LC, Job, No. 2, and Kham all go to a country temple to help war profiteers assassinate both leaders at the Katana peace talks to incite war and sell more weapons. Kham infiltrates the temple and fights against all of LC's men and No. 2. Kham and Ping-ping team up to fight against their mutual enemies. Ping-ping ignites an entire floor filled with gasoline in an attempt to burn No. 2, but No. 2 avoids the explosions and fire and finds Kham.
Kham, fighting one level below Ping-ping, takes advantage of the fire, setting his own shoes on fire to using them to defeat his enemies. They in turn copy him. Kham then fights No. 2 again, this time further below, on the train tracks. The two fight over a live rail and take advantage of the electricity to shock each other while fighting. Kham knocks out No. 2 and confronts LC. To Kham's surprise, LC is a highly trained martial artist and has marked himself as No. 0. The fight is short because both men fall and LC is knocked out.
Kham recovers and finds Khon. He tells Mark that there's a bomb threat, and Mark tries to explain this to his superiors but they won't listen to him. Mark decides to scream out that there's a bomb and it scares everyone away. Kham finds Job, and the two discover that Khon's tusks have been cut down and replaced with prosthetic tusks that are rigged to explode. Kham tries to find a way to save Khon, but LC and No. 2 interfere.

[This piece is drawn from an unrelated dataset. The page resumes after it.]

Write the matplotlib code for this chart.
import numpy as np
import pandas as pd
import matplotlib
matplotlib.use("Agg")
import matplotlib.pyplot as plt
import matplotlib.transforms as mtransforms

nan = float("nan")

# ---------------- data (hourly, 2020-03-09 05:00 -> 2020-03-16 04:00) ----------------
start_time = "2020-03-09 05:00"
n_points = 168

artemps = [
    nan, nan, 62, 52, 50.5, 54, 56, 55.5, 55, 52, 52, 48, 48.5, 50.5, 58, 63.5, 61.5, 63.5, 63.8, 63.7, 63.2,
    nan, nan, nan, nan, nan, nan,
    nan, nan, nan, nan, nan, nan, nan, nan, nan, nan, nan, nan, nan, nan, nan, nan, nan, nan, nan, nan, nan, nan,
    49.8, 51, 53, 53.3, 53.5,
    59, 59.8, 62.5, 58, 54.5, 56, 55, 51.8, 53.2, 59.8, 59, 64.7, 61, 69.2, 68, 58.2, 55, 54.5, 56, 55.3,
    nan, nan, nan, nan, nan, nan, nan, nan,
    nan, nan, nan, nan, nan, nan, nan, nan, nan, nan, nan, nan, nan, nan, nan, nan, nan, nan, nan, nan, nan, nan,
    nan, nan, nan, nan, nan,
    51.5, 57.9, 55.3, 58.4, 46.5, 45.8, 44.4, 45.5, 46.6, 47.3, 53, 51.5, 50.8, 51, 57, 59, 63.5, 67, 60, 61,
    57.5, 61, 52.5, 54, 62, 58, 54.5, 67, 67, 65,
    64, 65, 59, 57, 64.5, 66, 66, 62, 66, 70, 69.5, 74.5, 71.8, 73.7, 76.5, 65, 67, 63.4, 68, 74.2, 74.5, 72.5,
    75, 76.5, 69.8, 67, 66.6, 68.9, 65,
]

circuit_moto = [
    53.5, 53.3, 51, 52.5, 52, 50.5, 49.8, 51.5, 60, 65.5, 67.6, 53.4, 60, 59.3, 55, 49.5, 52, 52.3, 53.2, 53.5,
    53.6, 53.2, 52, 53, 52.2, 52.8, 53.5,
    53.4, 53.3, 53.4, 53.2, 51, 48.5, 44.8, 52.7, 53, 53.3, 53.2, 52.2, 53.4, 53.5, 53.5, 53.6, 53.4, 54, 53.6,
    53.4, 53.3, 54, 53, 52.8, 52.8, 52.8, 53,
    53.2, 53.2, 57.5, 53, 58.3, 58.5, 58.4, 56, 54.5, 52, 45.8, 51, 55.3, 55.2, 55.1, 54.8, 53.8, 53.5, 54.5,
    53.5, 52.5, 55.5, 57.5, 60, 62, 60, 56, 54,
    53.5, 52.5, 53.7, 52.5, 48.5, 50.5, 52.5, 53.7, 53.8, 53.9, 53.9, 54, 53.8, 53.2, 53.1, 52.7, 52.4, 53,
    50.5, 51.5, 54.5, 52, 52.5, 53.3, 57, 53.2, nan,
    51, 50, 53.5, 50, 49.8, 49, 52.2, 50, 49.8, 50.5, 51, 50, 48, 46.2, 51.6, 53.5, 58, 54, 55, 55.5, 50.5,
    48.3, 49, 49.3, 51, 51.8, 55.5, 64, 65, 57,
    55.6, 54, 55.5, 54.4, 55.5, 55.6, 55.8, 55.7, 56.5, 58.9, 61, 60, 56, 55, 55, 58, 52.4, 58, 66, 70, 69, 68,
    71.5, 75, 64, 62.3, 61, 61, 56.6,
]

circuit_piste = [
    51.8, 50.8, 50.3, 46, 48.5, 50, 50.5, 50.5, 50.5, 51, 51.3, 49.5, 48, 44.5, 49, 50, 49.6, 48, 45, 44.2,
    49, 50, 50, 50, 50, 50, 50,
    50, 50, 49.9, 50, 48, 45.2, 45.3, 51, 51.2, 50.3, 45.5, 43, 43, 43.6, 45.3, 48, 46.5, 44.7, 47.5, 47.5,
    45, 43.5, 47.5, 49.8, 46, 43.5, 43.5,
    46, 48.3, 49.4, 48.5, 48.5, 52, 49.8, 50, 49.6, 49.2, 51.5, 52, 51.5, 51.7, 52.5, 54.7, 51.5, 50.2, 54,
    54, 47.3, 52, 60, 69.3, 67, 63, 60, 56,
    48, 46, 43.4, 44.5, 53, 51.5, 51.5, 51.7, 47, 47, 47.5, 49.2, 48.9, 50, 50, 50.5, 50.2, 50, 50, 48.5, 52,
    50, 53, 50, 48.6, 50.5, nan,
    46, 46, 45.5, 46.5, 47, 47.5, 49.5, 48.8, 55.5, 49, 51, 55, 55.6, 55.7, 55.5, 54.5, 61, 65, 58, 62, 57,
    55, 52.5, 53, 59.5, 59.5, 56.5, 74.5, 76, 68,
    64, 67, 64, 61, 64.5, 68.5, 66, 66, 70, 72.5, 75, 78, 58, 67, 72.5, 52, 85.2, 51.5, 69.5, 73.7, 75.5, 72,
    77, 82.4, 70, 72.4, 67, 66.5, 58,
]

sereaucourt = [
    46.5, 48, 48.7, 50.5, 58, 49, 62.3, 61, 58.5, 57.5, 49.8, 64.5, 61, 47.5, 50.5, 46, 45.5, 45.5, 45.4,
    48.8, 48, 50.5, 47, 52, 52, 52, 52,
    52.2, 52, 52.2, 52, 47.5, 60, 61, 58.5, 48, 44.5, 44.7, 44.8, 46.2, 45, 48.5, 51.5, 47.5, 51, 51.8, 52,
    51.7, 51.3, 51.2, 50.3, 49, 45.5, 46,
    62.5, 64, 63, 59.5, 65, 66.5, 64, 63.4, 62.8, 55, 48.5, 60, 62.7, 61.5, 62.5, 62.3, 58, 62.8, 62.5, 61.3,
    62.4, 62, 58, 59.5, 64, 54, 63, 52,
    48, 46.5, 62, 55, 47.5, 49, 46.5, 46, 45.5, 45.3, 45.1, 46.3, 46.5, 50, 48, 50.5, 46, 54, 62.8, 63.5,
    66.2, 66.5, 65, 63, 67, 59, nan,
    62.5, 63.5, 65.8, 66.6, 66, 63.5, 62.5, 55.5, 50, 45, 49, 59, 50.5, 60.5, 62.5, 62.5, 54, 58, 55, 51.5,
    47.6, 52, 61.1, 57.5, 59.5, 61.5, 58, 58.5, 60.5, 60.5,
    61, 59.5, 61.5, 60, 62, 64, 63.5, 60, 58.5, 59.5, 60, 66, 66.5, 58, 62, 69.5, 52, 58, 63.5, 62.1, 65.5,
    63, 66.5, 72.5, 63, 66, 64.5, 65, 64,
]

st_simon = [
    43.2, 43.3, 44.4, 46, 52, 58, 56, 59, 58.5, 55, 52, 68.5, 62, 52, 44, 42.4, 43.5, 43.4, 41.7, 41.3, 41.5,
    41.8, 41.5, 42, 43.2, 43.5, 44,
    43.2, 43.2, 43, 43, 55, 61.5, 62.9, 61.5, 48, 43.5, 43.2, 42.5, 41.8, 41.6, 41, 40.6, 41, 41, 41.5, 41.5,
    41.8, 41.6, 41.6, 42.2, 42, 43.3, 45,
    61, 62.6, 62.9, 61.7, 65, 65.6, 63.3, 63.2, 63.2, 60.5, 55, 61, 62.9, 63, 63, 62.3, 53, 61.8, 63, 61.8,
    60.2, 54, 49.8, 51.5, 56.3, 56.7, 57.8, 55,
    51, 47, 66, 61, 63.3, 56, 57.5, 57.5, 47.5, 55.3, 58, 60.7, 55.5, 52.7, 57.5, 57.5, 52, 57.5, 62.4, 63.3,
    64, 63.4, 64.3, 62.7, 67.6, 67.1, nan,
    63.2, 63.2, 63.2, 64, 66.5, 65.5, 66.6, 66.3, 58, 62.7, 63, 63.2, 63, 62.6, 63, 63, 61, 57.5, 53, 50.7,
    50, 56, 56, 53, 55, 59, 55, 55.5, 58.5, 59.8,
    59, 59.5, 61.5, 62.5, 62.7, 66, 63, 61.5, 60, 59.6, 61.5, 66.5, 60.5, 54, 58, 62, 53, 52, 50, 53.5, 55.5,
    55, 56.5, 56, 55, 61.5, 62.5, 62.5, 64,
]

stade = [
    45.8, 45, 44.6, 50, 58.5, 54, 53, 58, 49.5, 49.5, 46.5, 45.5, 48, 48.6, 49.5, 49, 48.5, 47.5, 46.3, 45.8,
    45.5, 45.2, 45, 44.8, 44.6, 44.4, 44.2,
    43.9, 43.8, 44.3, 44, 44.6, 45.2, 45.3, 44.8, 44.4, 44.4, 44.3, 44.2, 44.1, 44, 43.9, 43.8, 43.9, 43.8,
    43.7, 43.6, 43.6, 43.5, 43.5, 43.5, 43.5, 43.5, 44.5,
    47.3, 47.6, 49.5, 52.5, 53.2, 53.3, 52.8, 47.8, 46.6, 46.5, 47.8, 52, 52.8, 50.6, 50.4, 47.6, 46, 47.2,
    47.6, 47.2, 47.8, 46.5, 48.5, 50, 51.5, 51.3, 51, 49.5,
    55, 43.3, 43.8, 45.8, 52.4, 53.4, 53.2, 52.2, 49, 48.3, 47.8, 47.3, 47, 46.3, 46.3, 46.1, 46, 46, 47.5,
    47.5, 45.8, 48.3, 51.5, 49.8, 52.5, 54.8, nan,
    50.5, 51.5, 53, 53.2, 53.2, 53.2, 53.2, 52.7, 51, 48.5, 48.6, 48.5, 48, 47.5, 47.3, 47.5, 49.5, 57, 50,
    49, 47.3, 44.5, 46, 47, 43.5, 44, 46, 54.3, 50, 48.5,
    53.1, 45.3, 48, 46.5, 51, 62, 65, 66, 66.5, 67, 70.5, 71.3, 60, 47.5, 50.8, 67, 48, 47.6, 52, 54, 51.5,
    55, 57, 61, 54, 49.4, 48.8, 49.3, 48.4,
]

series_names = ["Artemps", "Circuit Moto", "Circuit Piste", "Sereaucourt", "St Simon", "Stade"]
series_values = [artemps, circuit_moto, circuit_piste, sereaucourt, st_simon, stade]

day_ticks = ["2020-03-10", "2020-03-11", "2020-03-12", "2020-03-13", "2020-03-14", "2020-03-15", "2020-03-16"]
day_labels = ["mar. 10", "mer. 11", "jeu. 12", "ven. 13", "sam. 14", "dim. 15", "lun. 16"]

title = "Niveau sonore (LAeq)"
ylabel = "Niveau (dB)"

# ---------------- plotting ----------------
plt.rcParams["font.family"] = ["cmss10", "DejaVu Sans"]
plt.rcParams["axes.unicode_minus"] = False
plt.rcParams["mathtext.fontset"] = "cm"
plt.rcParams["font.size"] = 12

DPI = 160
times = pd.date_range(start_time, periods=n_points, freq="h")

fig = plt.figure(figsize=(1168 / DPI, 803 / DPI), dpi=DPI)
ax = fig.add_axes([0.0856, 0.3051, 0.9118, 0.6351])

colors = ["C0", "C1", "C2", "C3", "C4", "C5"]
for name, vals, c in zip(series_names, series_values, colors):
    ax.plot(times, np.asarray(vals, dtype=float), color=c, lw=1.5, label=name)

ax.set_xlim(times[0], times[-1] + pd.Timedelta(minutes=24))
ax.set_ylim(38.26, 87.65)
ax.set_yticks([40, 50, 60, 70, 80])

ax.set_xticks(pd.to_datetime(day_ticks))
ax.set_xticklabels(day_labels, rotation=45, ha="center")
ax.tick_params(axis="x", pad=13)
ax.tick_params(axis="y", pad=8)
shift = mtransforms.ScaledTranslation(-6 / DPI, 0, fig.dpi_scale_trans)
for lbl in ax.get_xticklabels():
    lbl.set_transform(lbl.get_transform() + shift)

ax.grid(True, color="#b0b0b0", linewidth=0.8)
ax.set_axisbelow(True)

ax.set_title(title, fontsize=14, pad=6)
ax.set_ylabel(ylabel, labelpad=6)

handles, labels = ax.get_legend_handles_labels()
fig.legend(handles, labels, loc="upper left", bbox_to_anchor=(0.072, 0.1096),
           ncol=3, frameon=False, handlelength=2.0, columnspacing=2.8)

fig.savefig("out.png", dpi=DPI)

No. 2 and LC take on Kham in a two-on-one fight while Kham is busy holding Khon's tusks to prevent them from falling out and exploding. With the help of both Ping-ping and Mark, No. 2 is defeated and LC is killed after Kham releases the tusks and kicks them away at LC. The explosion kills LC and knocks both Kham and Khon over the cliff and into the ocean, but they survive.

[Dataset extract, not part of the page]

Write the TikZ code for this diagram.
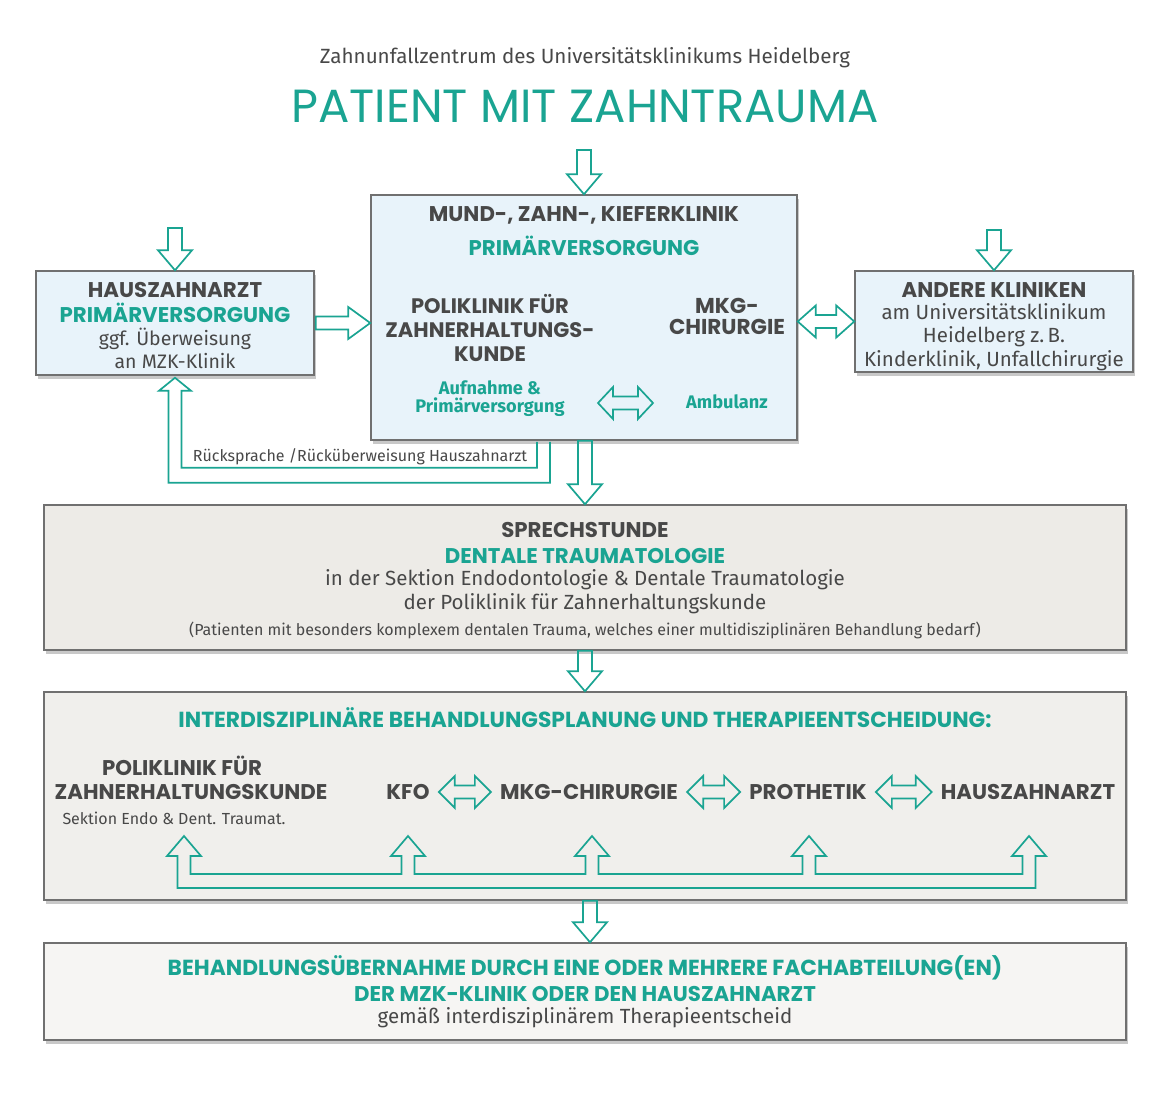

Tom Yum Goong 2 went into production in August 2011.The script was written by Eakasit Thairaat who previously had written scripts of the Thai films 13 Beloved (2006), Body (2007) and Long Weekend (2013).
The film is shot in 3-D with action scenes directed by Weerapon Phumatfon and Somjai Janmoontree.
The film was released in Thailand on 23 October 2013.The film debuted at number one in the box office in Thailand grossing US$684,406 in its opening weekend. The film grossed a total of US$1,776,546 in Thailand. Worldwide the film grossed US$3,302,463.
Film Business Asia gave the film a rating of seven out of ten, stating that "the action coming fast and furious, especially when the script basically gives up any pretence at coherency halfway through. The only differences are that Jaa abandons his usual claim to fame of not using wire-work or visual effects, and the film is lighter on the masochism that has permeated most of his work."The South China Morning Post gave the film a rating of three out of five, noting that the film "overcomes a clumsy, complicated set-up and unimpressive 3-D to deliver the requisite thrills." The movie holds an aggregate metascore of 45/100 based on 10 critics at Metacritic.